Mais par où on commence? Que ce soit au lit ou en politique, je suis contre la position du missionnaire (c’est plate, cliché et vieux!). Pour commencer, nous devons savoir qui nous sommes, où nous vivons, étudions et travaillons et PARTIR DE LÀ. On devrait s’organiser autour d’enjeux quotidiens nous touchant et posant la question du pouvoir et offrent des opportunités de radicalisation. Je parle d’organisation communautaire (de classe!) basée sur une stratégie de conflit. C’est tout autour de nous. La réforme de l’aide sociale. Le contrôle de son corps (et de ses fonctions reproductrices). La criminalisation de la pauvreté. Les sweatchops. Le travail précaire. La syndicalisation. Le logement social. Etc.

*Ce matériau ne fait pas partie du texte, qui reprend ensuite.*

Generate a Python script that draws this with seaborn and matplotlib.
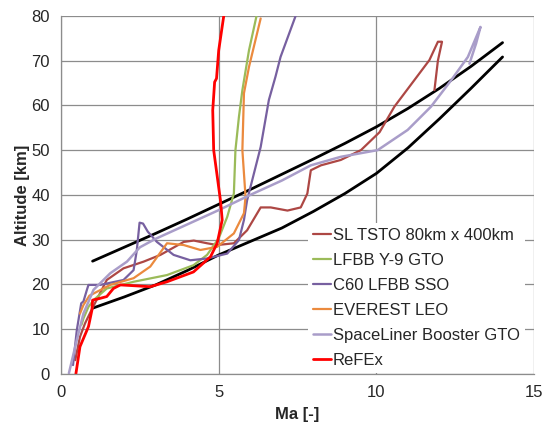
import numpy as np
import pandas as pd
import matplotlib
matplotlib.use("Agg")
import matplotlib.pyplot as plt
import seaborn as sns

# flight corridor bounds (black lines)
upper_ma = [1, 2, 3, 4, 5, 6, 7, 8, 9, 10, 11, 12, 13, 14]
upper_alt = [25.2, 28.3, 31.4, 34.6, 37.9, 41.2, 44.6, 48.0, 51.5, 55.2, 59.3, 63.8, 68.7, 74.0]
lower_ma = [1, 2, 3, 4, 5, 6, 7, 8, 9, 10, 11, 12, 13, 14]
lower_alt = [14.7, 17.2, 19.9, 23.1, 26.6, 29.6, 32.6, 36.3, 40.3, 44.8, 50.5, 57.0, 63.8, 70.8]

# trajectories
sl_ma = [0.45, 0.6, 0.76, 0.98, 1.45, 1.98, 2.62, 3.15, 3.89, 4.21, 4.63, 4.95, 5.48, 5.9, 6.33,
         6.65, 7.18, 7.6, 7.81, 7.92, 8.24, 8.87, 9.51, 10.1, 10.57, 11.2, 11.68, 11.95, 12.08, 11.95, 11.84]
sl_alt = [3.1, 8.3, 11.3, 14.5, 21.0, 23.6, 25.1, 26.6, 29.5, 29.8, 29.2, 28.8, 29.2, 32.1, 37.2,
          37.2, 36.5, 37.2, 40.3, 45.5, 46.6, 47.8, 50.0, 54.0, 59.7, 65.6, 70.1, 74.2, 74.2, 70.0, 63.4]

lfbb_ma = [0.65, 0.71, 0.87, 1.03, 1.45, 2.3, 3.36, 4.2, 4.63, 5.0, 5.27, 5.48, 5.53, 5.64, 5.75, 5.96, 6.2]
lfbb_alt = [11.0, 12.4, 15.0, 16.5, 19.1, 20.6, 22.1, 24.3, 26.6, 30.3, 35.1, 40.3, 50.0, 57.4, 63.4, 72.3, 80.0]

c60_ma = [0.38, 0.5, 0.64, 0.71, 0.82, 0.87, 1.24, 1.98, 2.3, 2.4, 2.49, 2.6, 2.75, 3.04, 3.57, 4.1, 4.63,
          5.27, 5.64, 5.8, 5.9, 6.33, 6.59, 6.8, 6.96, 7.44]
c60_alt = [2.0, 9.8, 15.8, 16.2, 18.8, 19.9, 19.9, 21.0, 23.2, 27.5, 33.8, 33.6, 31.8, 29.5, 26.6, 25.4, 25.8,
           26.9, 29.9, 34.4, 38.8, 50.7, 61.2, 66.4, 70.8, 80.0]

everest_ma = [0.6, 0.71, 0.9, 1.56, 2.3, 2.83, 3.36, 3.89, 4.42, 4.95, 5.48, 5.8, 5.85, 5.75, 5.8, 5.96, 6.33]
everest_alt = [13.5, 15.4, 17.5, 19.9, 21.4, 24.0, 29.2, 28.8, 27.7, 28.4, 31.4, 35.9, 39.6, 50.0, 62.7, 68.6, 79.4]

sp_ma = [0.25, 0.5, 0.71, 1.03, 1.56, 2.09, 2.5, 3.0, 4.0, 5.0, 6.0, 7.0, 7.92, 8.87, 10.04, 10.99,
         11.73, 12.37, 12.9, 13.3, 13.16, 12.95]
sp_alt = [0.2, 7.6, 13.5, 18.8, 22.5, 25.1, 28.3, 30.2, 33.4, 36.6, 40.0, 43.2, 46.6, 48.5, 50.0, 54.5,
          59.7, 65.6, 70.8, 77.5, 73.8, 69.3]

refex_ma = [0.47, 0.6, 0.87, 0.98, 1.0, 1.24, 1.45, 1.66, 1.88, 2.83, 3.36, 4.2, 4.74, 4.95, 5.11,
            5.06, 4.84, 4.81, 4.87, 4.93, 5.0, 5.16]
refex_alt = [0.0, 6.1, 10.6, 14.3, 16.5, 16.9, 17.3, 19.1, 19.9, 19.5, 20.6, 22.8, 26.2, 29.2, 34.4,
             38.5, 50.0, 58.9, 65.2, 66.0, 72.3, 80.0]

series = [
    ("SL TSTO 80km x 400km", sl_ma, sl_alt, "#AD4744", 1.6),
    ("LFBB Y-9 GTO", lfbb_ma, lfbb_alt, "#9BBB59", 1.6),
    ("C60 LFBB SSO", c60_ma, c60_alt, "#7760A0", 1.6),
    ("EVEREST LEO", everest_ma, everest_alt, "#EB8A3E", 1.6),
    ("SpaceLiner Booster GTO", sp_ma, sp_alt, "#A99DC9", 1.8),
    ("ReFEx", refex_ma, refex_alt, "#FF0000", 2.0),
]

sns.set_style("white")
plt.rcParams['font.family'] = ['Liberation Sans', 'DejaVu Sans']

fig = plt.figure(figsize=(5.45, 4.26), dpi=100)
ax = fig.add_axes([0.112, 0.122, 0.868, 0.841])

sns.lineplot(x=upper_ma, y=upper_alt, color="black", linewidth=2.0, sort=False, estimator=None, ax=ax)
sns.lineplot(x=lower_ma, y=lower_alt, color="black", linewidth=2.0, sort=False, estimator=None, ax=ax)

for name, xs, ys, col, lw in series:
    sns.lineplot(x=xs, y=ys, color=col, linewidth=lw, sort=False, estimator=None, label=name, ax=ax)

ax.set_xlim(0, 15)
ax.set_ylim(0, 80)
ax.set_xticks([0, 5, 10, 15])
ax.set_yticks(range(0, 81, 10))
ax.grid(True, color="#8C8C8C", linewidth=0.9)
ax.set_axisbelow(True)
for s in ["top", "right"]:
    ax.spines[s].set_visible(False)
for s in ["left", "bottom"]:
    ax.spines[s].set_color("#8C8C8C")
    ax.spines[s].set_linewidth(0.9)
ax.tick_params(axis="both", direction="out", length=4, width=0.9, color="#8C8C8C",
               labelsize=12, pad=4)
ax.set_xlabel("Ma [-]", fontsize=12, fontweight="bold", labelpad=5)
ax.set_ylabel("Altitude [km]", fontsize=12, fontweight="bold", labelpad=1)

leg = ax.legend(loc="upper left", bbox_to_anchor=(0.522, 0.421), frameon=True, fancybox=False,
                facecolor="white", edgecolor="none", framealpha=1, fontsize=12,
                handlelength=1.1, handletextpad=0.1, labelspacing=0.6, borderpad=0.3,
                borderaxespad=0)
leg.set_zorder(5)

fig.savefig("out.png", dpi=100)
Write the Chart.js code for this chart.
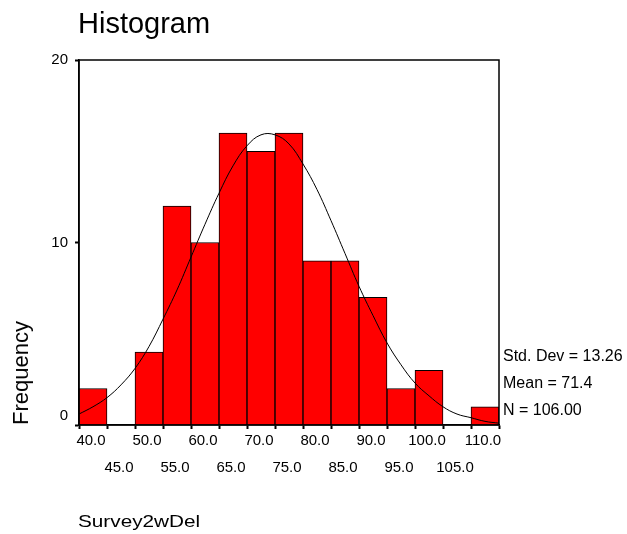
<!DOCTYPE html>
<html>
<head>
<meta charset="utf-8">
<script src="https://cdn.jsdelivr.net/npm/chart.js@4/dist/chart.umd.min.js"></script>
<style>
body { margin: 0; background: #fff; }
#wrap { position: relative; width: 627px; height: 534px; font-family: Arial, "Liberation Sans", sans-serif; color: #000; }
#c { position: absolute; left: 0; top: 0; }
.txt { position: absolute; white-space: nowrap; line-height: 1; }
#title { left: 78px; top: 9px; font-size: 29px; }
#ylab { left: 21px; top: 373px; font-size: 22px; transform: translate(-50%, -50%) rotate(-90deg); }
#xlab { left: 78px; top: 513px; font-size: 17px; transform: scaleX(1.22); transform-origin: left top; }
.stat { left: 503px; font-size: 16px; }
</style>
</head>
<body>
<div id="wrap">
<canvas id="c" width="627" height="534"></canvas>
<div class="txt" id="title">Histogram</div>
<div class="txt" id="ylab">Frequency</div>
<div class="txt" id="xlab">Survey2wDel</div>
<div class="txt stat" style="top:348px">Std. Dev = 13.26</div>
<div class="txt stat" style="top:375px">Mean = 71.4</div>
<div class="txt stat" style="top:402px">N = 106.00</div>
</div>
<script>
// bins (centres) and counts
const bins = ["40.0","45.0","50.0","55.0","60.0","65.0","70.0","75.0","80.0","85.0","90.0","95.0","100.0","105.0","110.0"];
const counts = [2,0,4,12,10,16,15,16,9,9,7,2,3,0,1];

// normal curve
const curveX = [37.5,40,42.5,45,47.5,50,52.5,55,57.5,60,62.5,65,67.5,70,72.5,75,77.5,80,82.5,85,87.5,90,92.5,95,97.5,100,102.5,105,107.5,110,112.5];
const curveY = [0.6,1.0,1.5,2.2,3.1,4.3,5.8,7.4,9.2,11.0,12.7,14.2,15.3,15.9,15.9,15.4,14.3,12.9,11.2,9.4,7.6,6.0,4.5,3.3,2.3,1.6,1.0,0.6,0.4,0.2,0.1];

const yTicks = [0,10,20];

const boxPlugin = {
  id: 'box',
  afterDraw(chart) {
    const a = chart.chartArea;
    const ctx = chart.ctx;
    ctx.save();
    ctx.strokeStyle = '#000';
    ctx.lineWidth = 1.5;
    ctx.strokeRect(a.left, a.top, a.right - a.left, a.bottom - a.top);
    ctx.restore();
  }
};

new Chart(document.getElementById('c'), {
  data: {
    labels: bins,
    datasets: [
      {
        type: 'line',
        data: curveX.map((x, i) => ({x: x, y: curveY[i]})),
        xAxisID: 'xl',
        borderColor: '#000',
        borderWidth: 1,
        pointRadius: 0,
        tension: 0.4,
        order: 0
      },
      {
        type: 'bar',
        data: counts,
        xAxisID: 'x',
        backgroundColor: '#ff0000',
        borderColor: '#000',
        borderWidth: 1,
        grouped: false,
        barPercentage: 1,
        categoryPercentage: 1,
        order: 1
      }
    ]
  },
  options: {
    responsive: false,
    animation: false,
    layout: { padding: { top: 60, right: 128, left: 0, bottom: 0 } },
    plugins: { legend: { display: false }, tooltip: { enabled: false } },
    scales: {
      x: {
        type: 'category',
        offset: true,
        afterFit(s) { s.height = 109; },
        grid: { drawOnChartArea: false, tickLength: 4, tickWidth: 2, color: '#000' },
        border: { color: '#000', width: 1.5 },
        ticks: {
          autoSkip: false, maxRotation: 0, padding: -2, labelOffset: -2,
          color: '#000',
          font: { family: 'Arial, "Liberation Sans"', size: 15, lineHeight: 1.8 },
          callback(v, i) { const l = bins[i]; return i % 2 === 0 ? l : ['', l]; }
        }
      },
      xl: { type: 'linear', display: false, min: 37.5, max: 112.5 },
      y: {
        min: 0, max: 20,
        afterFit(s) { s.width = 79; },
        afterBuildTicks(s) { s.ticks = yTicks.map(v => ({value: v})); },
        grid: { drawOnChartArea: false, tickLength: 4, tickWidth: 2, color: '#000' },
        border: { color: '#000', width: 1.5 },
        ticks: {
          padding: 7, color: '#000',
          font: { family: 'Arial, "Liberation Sans"', size: 15 },
          callback(v) { return v === 0 ? ['0', ''] : String(v); }
        }
      }
    }
  },
  plugins: [boxPlugin]
});
</script>
</body>
</html>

Je ne pense pas qu’une organisation révolutionnaire soit l’outil adéquat pour mener ces luttes. Nous avons besoins d’organisations larges, radicales mais ouvertes à tout un chacun pour faire ça. Cependant, nous avons également besoin d’organisations où les militantEs révolutionnaires peuvent partager des expériences et s’organiser pour la bataille des idées.

Pour moi, à la base, la stratégie pour une organisation révolutionnaire (c’est-à-dire une organisation de révolutionnaires) est de radicaliser les luttes et de mener la bataille des idées libertaires contre les idées autoritaires. Je pense qu’elle doit être un point de ralliement pour les militantEs sur la même longueur d’onde pour qu’ils n’aient pas besoin de fuir les léninistes (et les autres courants militants) mais puisse les confronter et gagner le débat sur l’autonomie des mouvements sociaux. À la NEFAC, nous pensons que le travail peut être grosso modo divisé en trois parties différentes : l’étude et le développement théorique; l’agitation et la propagande anarchiste; et l’intervention dans les luttes de notre classe. Notre but est de rendre les idées anarchistes aussi populaire et largement reprises que possible.

Nicolas Phébus

Québec, mai 2001


1 Note : ce texte a d’abord émergé, en version anglaise, comme une contribution au débat sur la stratégie sur une liste électronique regroupant des anars de toute l’Amérique du Nord. Il fut ensuite repris et discuté à l’interne de la NEFAC. Il sera publié en éditorial/ouverture du numéro 2 du NorthEastern Anarchist.